Among the KBI agents called to testify was Chris Turner, who had earlier in his career worked with the Southwest Kansas Drug Task Force in Liberal itself.
Turner said after a call from the Haskell County Sheriff’s office in October for a drug investigation, he officially became the lead investigator on the case.
Turner testified that he had been involved in serving three search warrants on the case in Seward County, and he had helped sheriff’s detective Jared Wagenseller gather information from witness Adriana Solis, who had been stopped on a traffic infraction and charged with possession of marijuana.
After the warrant was executed, Turner said six individuals were detained, and in court Tuesday, he identified pictures of the property identified earlier as that of Larry Lambert.
The photos were taken from videos shot by Albert Perez, the owner of the Colorado dispensary.
Fellow KBI agent Alyssa Teichen, a forensic scientist, was next on the stand, and she identified exhibits that were samples of marijuana taken from Lambert’s property.
Upon questioning from prosecutor Dennis Jones, Teichen opened four paper bags and was given a plastic bag with a mason jar inside – all with marijuana.

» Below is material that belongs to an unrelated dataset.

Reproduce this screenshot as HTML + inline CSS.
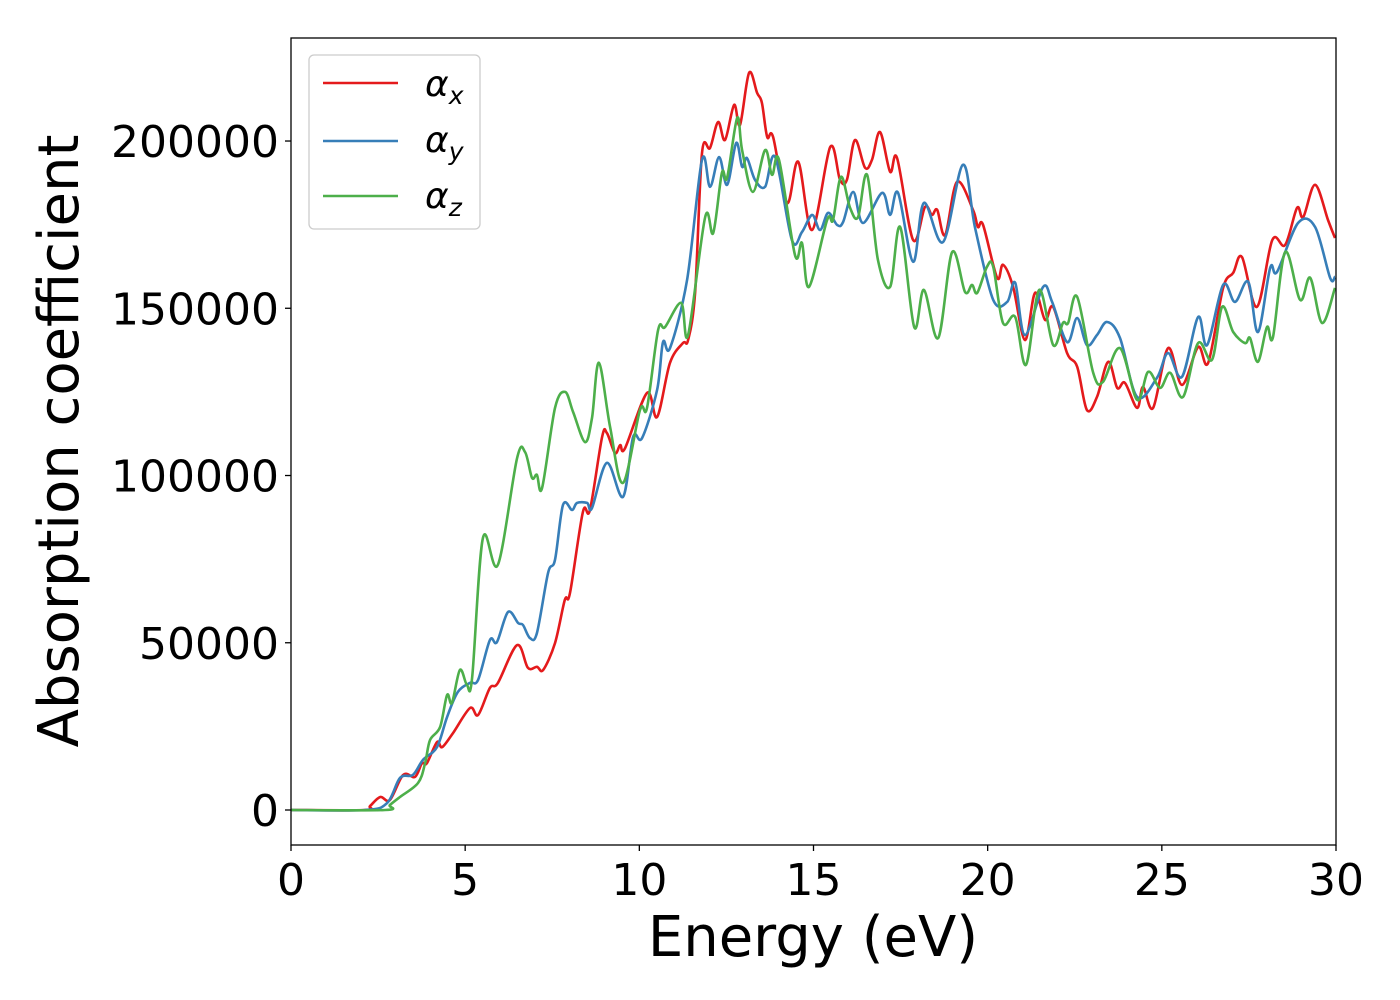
<!DOCTYPE html>
<html><head><meta charset="utf-8">
<style>
html,body{margin:0;padding:0;background:#fff;}
svg{display:block;font-family:"DejaVu Sans","Liberation Sans",sans-serif;}
</style></head>
<body>
<svg id="chart" width="1400" height="1000" viewBox="0 0 1400 1000" xmlns="http://www.w3.org/2000/svg">
<rect width="1400" height="1000" fill="#fff"/>
<g id="plot"></g>
<rect x="291" y="38" width="1045" height="807" fill="none" stroke="#000" stroke-width="1.3"/>
<g id="ticks"></g>
<text x="813" y="956" font-size="56" text-anchor="middle">Energy (eV)</text>
<text transform="translate(78,441) rotate(-90)" font-size="56" text-anchor="middle">Absorption coefficient</text>
<g>
<rect x="309" y="55" width="171" height="174" rx="5" fill="#fff" fill-opacity="0.8" stroke="#ccc" stroke-width="1.3"/>
<g><line x1="323" y1="83" x2="398" y2="83" stroke="#e41a1c" stroke-width="2.5"/><text x="425" y="96" font-size="36" font-style="italic">α<tspan font-size="25" dy="8">x</tspan></text></g>
<g><line x1="323" y1="141" x2="398" y2="141" stroke="#377eb8" stroke-width="2.5"/><text x="425" y="152" font-size="36" font-style="italic">α<tspan font-size="25" dy="8">y</tspan></text></g>
<g><line x1="323" y1="196" x2="398" y2="196" stroke="#4daf4a" stroke-width="2.5"/><text x="425" y="208" font-size="36" font-style="italic">α<tspan font-size="25" dy="8">z</tspan></text></g>
</g>
</svg>
<script>
const xTicks=[0,5,10,15,20,25,30];
const yTicks=[0,50000,100000,150000,200000];
const xE=[0,2.12,2.27,2.56,2.84,3.22,3.56,3.76,3.90,4.19,4.34,4.65,5.14,5.37,5.71,5.94,6.49,6.80,7.06,7.24,7.58,7.86,8.01,8.38,8.58,8.93,9.07,9.30,9.45,9.59,10.22,10.51,10.88,11.25,11.40,11.60,11.80,12.03,12.26,12.46,12.72,12.89,13.15,13.38,13.52,13.67,13.84,14.24,14.56,14.96,15.48,15.76,15.96,16.19,16.48,16.68,16.91,17.20,17.40,17.86,18.20,18.40,18.55,18.78,19.12,19.58,19.72,19.87,20.27,20.44,20.73,21.07,21.36,21.65,21.88,22.28,22.57,22.85,23.14,23.46,23.72,23.94,24.29,24.46,24.75,25.18,25.58,26.04,26.33,26.76,27.05,27.30,27.73,28.17,28.54,28.88,29.06,29.40,29.77,29.97];
const xV=[0,0,1200,3900,3000,10500,9900,14000,14000,20300,18800,23000,30500,28400,36500,38000,49300,42500,42800,41900,49900,62800,64900,89100,89700,111500,112700,106700,109100,108200,124700,117500,133700,139600,140500,154600,196400,197900,205700,200300,210800,204800,220400,214400,211400,201200,201200,181500,193800,173400,198200,188400,188400,200300,192000,194400,202700,190800,194900,170400,180300,177900,179400,171900,187800,179400,174300,174900,159100,163000,156400,140500,154600,146500,150400,136600,132500,119600,123500,134000,126200,127700,120200,126500,120200,138100,127100,138400,133700,156100,160600,165300,150400,170400,168900,180000,177300,186900,176400,171000];
const yE=[0,2.12,2.76,3.13,3.50,3.79,4.19,4.48,4.79,5.14,5.37,5.71,5.91,6.23,6.52,6.66,6.86,7.06,7.38,7.58,7.81,8.07,8.21,8.50,8.64,9.07,9.53,9.82,10.08,10.51,10.68,10.88,11.37,11.80,12.03,12.29,12.52,12.78,12.95,13.09,13.32,13.61,13.90,14.38,14.67,14.96,15.19,15.42,15.68,15.85,16.14,16.42,16.97,17.20,17.43,17.86,18.17,18.72,19.29,19.64,20.16,20.56,20.79,21.07,21.59,21.85,22.28,22.57,22.85,23.14,23.43,23.80,24.29,24.86,25.18,25.58,26.04,26.30,26.76,27.10,27.48,27.76,28.11,28.31,28.91,29.40,29.83,29.97];
const yV=[0,0,2100,9600,10500,15000,18800,27800,35300,38000,38900,50800,50200,59200,55900,55300,51400,52900,70900,74800,91200,89700,91800,91800,90300,103800,93600,111500,111200,125600,139900,138100,158500,194400,186300,195200,186900,199400,192300,194900,188400,186300,195200,170400,172800,177900,173400,178500,174900,175800,184800,175500,184500,177900,184500,163900,181500,169800,192900,174000,152500,151900,157600,142000,156400,151900,139900,147100,139000,142000,145900,141100,123500,129200,136600,129500,147400,139000,157000,151900,157900,142900,162100,160900,175500,174300,159100,159400];
const zE=[0,2.70,2.84,3.13,3.65,3.85,3.99,4.28,4.48,4.62,4.85,5.05,5.20,5.51,5.94,6.49,6.72,6.92,7.06,7.21,7.58,7.87,8.10,8.44,8.64,8.84,9.16,9.53,10.02,10.22,10.54,10.74,11.20,11.40,11.89,12.12,12.37,12.52,12.81,12.95,13.26,13.61,13.81,14.01,14.47,14.67,14.87,15.39,15.56,15.79,16.05,16.28,16.54,16.85,17.20,17.49,17.89,18.17,18.58,18.98,19.35,19.55,19.70,19.98,20.16,20.44,20.79,21.10,21.48,21.88,22.16,22.31,22.57,23.03,23.31,23.80,24.29,24.61,24.95,25.24,25.61,26.04,26.44,26.73,27.05,27.39,27.53,27.76,28.02,28.19,28.54,28.97,29.26,29.60,29.97];
const zV=[0,0,1500,3900,8100,14000,20900,24800,34400,32000,41900,37400,39500,81300,73300,105200,107000,99300,100200,96300,120200,125000,119000,110000,117200,133700,114500,97800,119600,120200,143500,144400,151600,142000,177300,172500,190500,189000,206900,197300,184800,197300,189900,194400,165900,169500,156400,176400,176400,189300,180000,177300,189900,164500,156400,174300,144400,155500,141100,166800,154900,157000,154600,162400,162400,145600,147400,133100,155500,139000,145600,145600,153400,130700,128000,138100,122600,131000,126200,130700,123500,139600,134600,150400,142900,139600,141100,134000,144400,141400,166800,152500,159100,145600,156100];

const X0=291,X1=1336,Y0=845,Y1=38,XMIN=0,XMAX=30,YMIN=-10463,YMAX=230800;
function sx(v){return X0+(v-XMIN)/(XMAX-XMIN)*(X1-X0);}
function sy(v){return Y0-(v-YMIN)/(YMAX-YMIN)*(Y0-Y1);}
const NS='http://www.w3.org/2000/svg';
function smoothPath(E,V){
  const p=E.map((e,i)=>[sx(e),sy(V[i])]);
  let d='M'+p[0][0].toFixed(1)+','+p[0][1].toFixed(1);
  for(let i=0;i<p.length-1;i++){
    const a=p[i-1]||p[i],b=p[i],c=p[i+1],e=p[i+2]||c;
    const c1=[b[0]+(c[0]-a[0])/6,b[1]+(c[1]-a[1])/6];
    const c2=[c[0]-(e[0]-b[0])/6,c[1]-(e[1]-b[1])/6];
    d+='C'+c1[0].toFixed(1)+','+c1[1].toFixed(1)+' '+c2[0].toFixed(1)+','+c2[1].toFixed(1)+' '+c[0].toFixed(1)+','+c[1].toFixed(1);
  }
  return d;
}
const plot=document.getElementById('plot');
const clip=document.createElementNS(NS,'clipPath');clip.setAttribute('id','clip');
const cr=document.createElementNS(NS,'rect');cr.setAttribute('x',X0);cr.setAttribute('y',Y1);cr.setAttribute('width',X1-X0);cr.setAttribute('height',Y0-Y1);
clip.appendChild(cr);plot.appendChild(clip);
function addLine(E,V,color,name){
  const path=document.createElementNS(NS,'path');
  path.setAttribute('d',smoothPath(E,V));
  path.setAttribute('fill','none');path.setAttribute('stroke',color);
  path.setAttribute('stroke-width','2.6');path.setAttribute('stroke-linejoin','round');
  path.setAttribute('clip-path','url(#clip)');
  
  
  plot.appendChild(path);
}
addLine(xE,xV,'#e41a1c','alpha-x-line');
addLine(yE,yV,'#377eb8','alpha-y-line');
addLine(zE,zV,'#4daf4a','alpha-z-line');
const tg=document.getElementById('ticks');
xTicks.forEach(t=>{
  const l=document.createElementNS(NS,'line');
  l.setAttribute('x1',sx(t));l.setAttribute('x2',sx(t));l.setAttribute('y1',Y0);l.setAttribute('y2',Y0+6);l.setAttribute('stroke','#000');l.setAttribute('stroke-width','1.3');
  
  
  tg.appendChild(l);
  const tx=document.createElementNS(NS,'text');
  tx.setAttribute('x',sx(t));tx.setAttribute('y',Y0+50);tx.setAttribute('font-size','44');tx.setAttribute('text-anchor','middle');
  tx.textContent=t;
  
  
  tg.appendChild(tx);
});
yTicks.forEach(t=>{
  const l=document.createElementNS(NS,'line');
  l.setAttribute('x1',X0-6);l.setAttribute('x2',X0);l.setAttribute('y1',sy(t));l.setAttribute('y2',sy(t));l.setAttribute('stroke','#000');l.setAttribute('stroke-width','1.3');
  
  
  tg.appendChild(l);
  const tx=document.createElementNS(NS,'text');
  tx.setAttribute('x',X0-12);tx.setAttribute('y',sy(t)+16);tx.setAttribute('font-size','44');tx.setAttribute('text-anchor','end');
  tx.textContent=t;
  
  
  tg.appendChild(tx);
});
</script>
</body></html>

Jones asked Teichen, who had tested the marijuana at a KBI lab in Great Bend, the weight of each portion of the drug. With the mason jar, the total of weight of marijuana sampled for testing was nearly 300 grams.
After Wagenseller and Turner were recalled to the stand, Perez next took his turn answering questions from attorneys. He was questioned about videos he took of the Lambert property and others owned by Greeson himself.
Perez admitted some others had taken videos, but he did say Greeson had been identified in some of the videos. Three videos were shown in the courtroom later in the day.
Turner and Perez were both later recalled, and then jurors heard from witnesses alleging they worked with Greeson and Lambert at the properties.
Tameka Espinoza, Savariano Vega and Perez’s nephew, Zachary Perez, all testified Tuesday. All had been arrested for drug crimes in conjunction with the incident, and all had entered into plea agreements for testifying in the case, which was scheduled to continue today in Seward County District Court.